# Task description
Pictures in the data below are not part of the copy; transcribe everything else exactly.

#### Provided material

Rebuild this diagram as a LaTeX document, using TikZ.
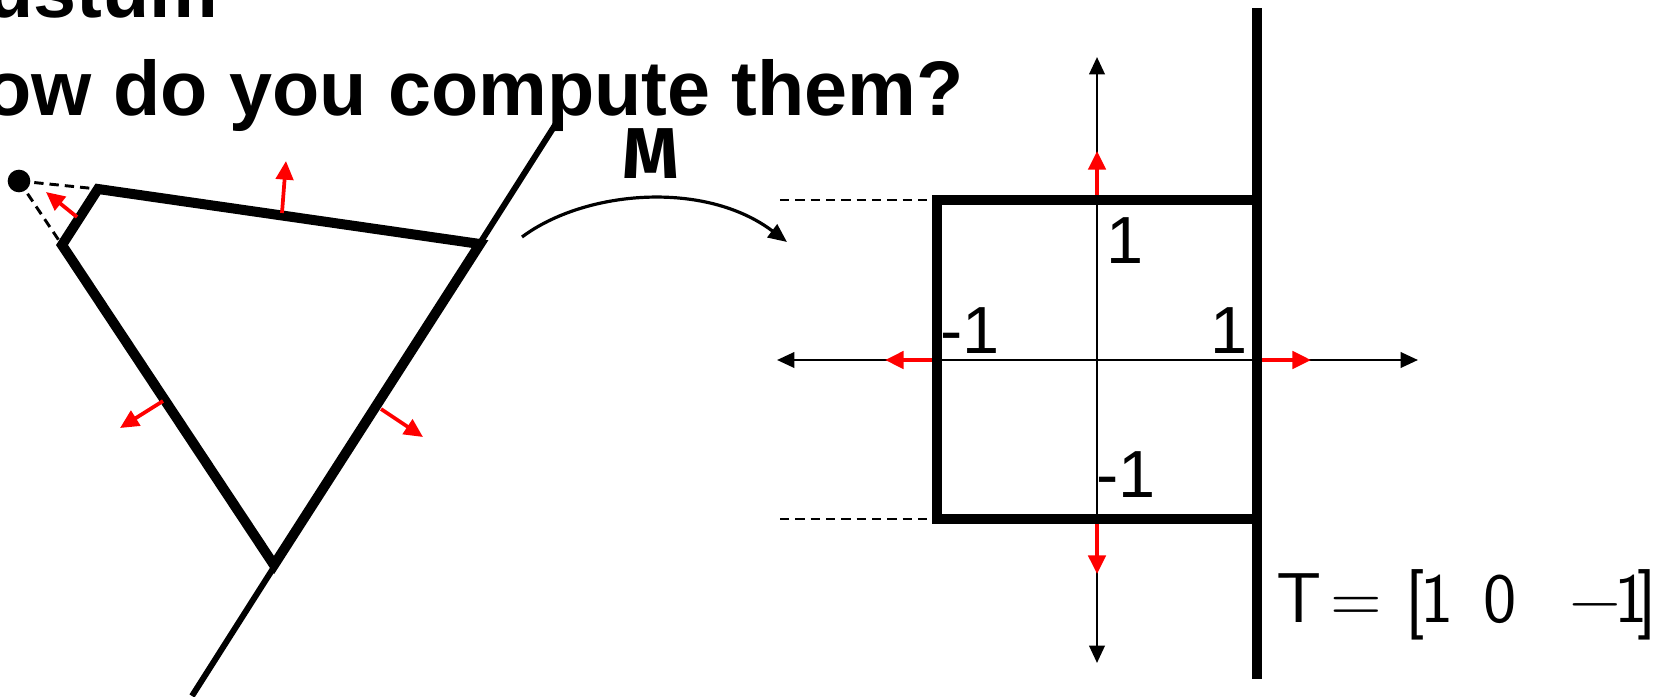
\documentclass[tikz,border=0pt]{standalone}
\usepackage{fontspec}
\setmainfont{Liberation Sans}
\newfontfamily\mfont{Fira Sans}
\usetikzlibrary{arrows.meta}
\begin{document}
\begin{tikzpicture}[x=0.75pt,y=-0.75pt,
  thickline/.style={line width=7.5pt,line join=miter},
  longline/.style={line width=4.5pt},
  sqline/.style={line width=7pt},
  guide/.style={line width=2.2pt,dash pattern=on 7pt off 4.5pt},
  redarrow/.style={red,line width=2.8pt,-{Triangle[length=14pt,width=13pt]}},
  axis/.style={line width=2pt,{Triangle[length=13pt,width=11.5pt]}-{Triangle[length=13pt,width=11.5pt]}},
  numlbl/.style={inner sep=0,font=\fontsize{50}{50}\selectfont},
  titlefont/.style={inner sep=0,font=\fontsize{58}{62}\selectfont\bfseries}]
\useasboundingbox (0,0) rectangle (1663,696);
\clip (0,0) rectangle (1663,696);
% titles
\node[titlefont,anchor=base east] (t1) at (219,17) {ustum};
\node[titlefont,anchor=base east] (t2) at (964,115) {ow do you compute them?};
% frustum
\coordinate (nl) at (98,189);
\coordinate (nb) at (62,245);
\coordinate (nr) at (480,244);
\coordinate (bv) at (274,565);
\coordinate (rt) at (557,122);
\coordinate (rb) at (192,696);
\node[circle,fill,inner sep=0,minimum size=17pt] (eye) at (19,181) {};
\draw[guide] (eye.center) -- (nl);
\draw[guide] (eye.center) -- (nb);
\draw[longline] (rt) -- (rb);
\draw[thickline] (nb) -- (nl) -- (nr) -- (bv) -- cycle;
% normals
\coordinate (n1a) at (77,217);  \coordinate (n1b) at (46,192);
\coordinate (n2a) at (282,213); \coordinate (n2b) at (286,161);
\coordinate (n3a) at (163,401); \coordinate (n3b) at (120,428);
\coordinate (n4a) at (381,409); \coordinate (n4b) at (423,437);
\draw[redarrow] (n1a) -- (n1b);
\draw[redarrow] (n2a) -- (n2b);
\draw[redarrow] (n3a) -- (n3b);
\draw[redarrow] (n4a) -- (n4b);
% mapping arc
\coordinate (a1) at (522,237);
\coordinate (a2) at (787,242);
\draw[line width=2.4pt,-{Triangle[length=14pt,width=12pt]}] (a1) .. controls (585,190) and (705,180) .. (a2);
\node[inner sep=0,font=\fontsize{54}{54}\selectfont\mfont\bfseries] (M) at (651,154) {M};
% canonical view volume
\coordinate (vt) at (1097,57);
\coordinate (vb) at (1097,663);
\coordinate (hl) at (777,360);
\coordinate (hr) at (1418,360);
\draw[axis] (vb) -- (vt);
\draw[axis] (hl) -- (hr);
\coordinate (st) at (1097,200);
\coordinate (sb) at (1097,519);
\coordinate (sl) at (937,360);
\coordinate (sr) at (1257,360);
\coordinate (rt1) at (1097,151);
\coordinate (rb1) at (1097,574);
\coordinate (rl1) at (885,360);
\coordinate (rr1) at (1311,360);
\draw[redarrow] (st) -- (rt1);
\draw[redarrow] (sb) -- (rb1);
\draw[redarrow] (sl) -- (rl1);
\draw[redarrow] (sr) -- (rr1);
\coordinate (d1a) at (780,200); \coordinate (d1b) at (937,200);
\coordinate (d2a) at (780,519); \coordinate (d2b) at (937,519);
\draw[guide] (d1a) -- (d1b);
\draw[guide] (d2a) -- (d2b);
\coordinate (c1) at (937,200);
\coordinate (c2) at (1257,519);
\draw[sqline] (c1) rectangle (c2);
\coordinate (pt) at (1257,8);
\coordinate (pb) at (1257,679);
\draw[sqline] (pt) -- (pb);
\node[numlbl,anchor=base west] (l1) at (1106,263) {1};
\node[numlbl,anchor=base west] (l2) at (940,353) {-1};
\node[numlbl,anchor=base west] (l3) at (1210,353) {1};
\node[numlbl,anchor=base west] (l4) at (1096,497) {-1};
\node[inner sep=0,anchor=base west,font=\fontsize{53}{53}\selectfont\sffamily] (T) at (1276,622)
  {T\hspace{7pt}=\hspace{17pt}[\hspace{-3pt}1\hspace{22pt}0\hspace{40pt}−\hspace{-5pt}1\hspace{-8pt}]};
\end{tikzpicture}
\end{document}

########

# Complete answer
Rebuild this diagram as a LaTeX document, using TikZ.
\documentclass[tikz,border=0pt]{standalone}
\usepackage{fontspec}
\setmainfont{Liberation Sans}
\newfontfamily\mfont{Fira Sans}
\usetikzlibrary{arrows.meta}
\begin{document}
\begin{tikzpicture}[x=0.75pt,y=-0.75pt,
  thickline/.style={line width=7.5pt,line join=miter},
  longline/.style={line width=4.5pt},
  sqline/.style={line width=7pt},
  guide/.style={line width=2.2pt,dash pattern=on 7pt off 4.5pt},
  redarrow/.style={red,line width=2.8pt,-{Triangle[length=14pt,width=13pt]}},
  axis/.style={line width=2pt,{Triangle[length=13pt,width=11.5pt]}-{Triangle[length=13pt,width=11.5pt]}},
  numlbl/.style={inner sep=0,font=\fontsize{50}{50}\selectfont},
  titlefont/.style={inner sep=0,font=\fontsize{58}{62}\selectfont\bfseries}]
\useasboundingbox (0,0) rectangle (1663,696);
\clip (0,0) rectangle (1663,696);
% titles
\node[titlefont,anchor=base east] (t1) at (219,17) {ustum};
\node[titlefont,anchor=base east] (t2) at (964,115) {ow do you compute them?};
% frustum
\coordinate (nl) at (98,189);
\coordinate (nb) at (62,245);
\coordinate (nr) at (480,244);
\coordinate (bv) at (274,565);
\coordinate (rt) at (557,122);
\coordinate (rb) at (192,696);
\node[circle,fill,inner sep=0,minimum size=17pt] (eye) at (19,181) {};
\draw[guide] (eye.center) -- (nl);
\draw[guide] (eye.center) -- (nb);
\draw[longline] (rt) -- (rb);
\draw[thickline] (nb) -- (nl) -- (nr) -- (bv) -- cycle;
% normals
\coordinate (n1a) at (77,217);  \coordinate (n1b) at (46,192);
\coordinate (n2a) at (282,213); \coordinate (n2b) at (286,161);
\coordinate (n3a) at (163,401); \coordinate (n3b) at (120,428);
\coordinate (n4a) at (381,409); \coordinate (n4b) at (423,437);
\draw[redarrow] (n1a) -- (n1b);
\draw[redarrow] (n2a) -- (n2b);
\draw[redarrow] (n3a) -- (n3b);
\draw[redarrow] (n4a) -- (n4b);
% mapping arc
\coordinate (a1) at (522,237);
\coordinate (a2) at (787,242);
\draw[line width=2.4pt,-{Triangle[length=14pt,width=12pt]}] (a1) .. controls (585,190) and (705,180) .. (a2);
\node[inner sep=0,font=\fontsize{54}{54}\selectfont\mfont\bfseries] (M) at (651,154) {M};
% canonical view volume
\coordinate (vt) at (1097,57);
\coordinate (vb) at (1097,663);
\coordinate (hl) at (777,360);
\coordinate (hr) at (1418,360);
\draw[axis] (vb) -- (vt);
\draw[axis] (hl) -- (hr);
\coordinate (st) at (1097,200);
\coordinate (sb) at (1097,519);
\coordinate (sl) at (937,360);
\coordinate (sr) at (1257,360);
\coordinate (rt1) at (1097,151);
\coordinate (rb1) at (1097,574);
\coordinate (rl1) at (885,360);
\coordinate (rr1) at (1311,360);
\draw[redarrow] (st) -- (rt1);
\draw[redarrow] (sb) -- (rb1);
\draw[redarrow] (sl) -- (rl1);
\draw[redarrow] (sr) -- (rr1);
\coordinate (d1a) at (780,200); \coordinate (d1b) at (937,200);
\coordinate (d2a) at (780,519); \coordinate (d2b) at (937,519);
\draw[guide] (d1a) -- (d1b);
\draw[guide] (d2a) -- (d2b);
\coordinate (c1) at (937,200);
\coordinate (c2) at (1257,519);
\draw[sqline] (c1) rectangle (c2);
\coordinate (pt) at (1257,8);
\coordinate (pb) at (1257,679);
\draw[sqline] (pt) -- (pb);
\node[numlbl,anchor=base west] (l1) at (1106,263) {1};
\node[numlbl,anchor=base west] (l2) at (940,353) {-1};
\node[numlbl,anchor=base west] (l3) at (1210,353) {1};
\node[numlbl,anchor=base west] (l4) at (1096,497) {-1};
\node[inner sep=0,anchor=base west,font=\fontsize{53}{53}\selectfont\sffamily] (T) at (1276,622)
  {T\hspace{7pt}=\hspace{17pt}[\hspace{-3pt}1\hspace{22pt}0\hspace{40pt}−\hspace{-5pt}1\hspace{-8pt}]};
\end{tikzpicture}
\end{document}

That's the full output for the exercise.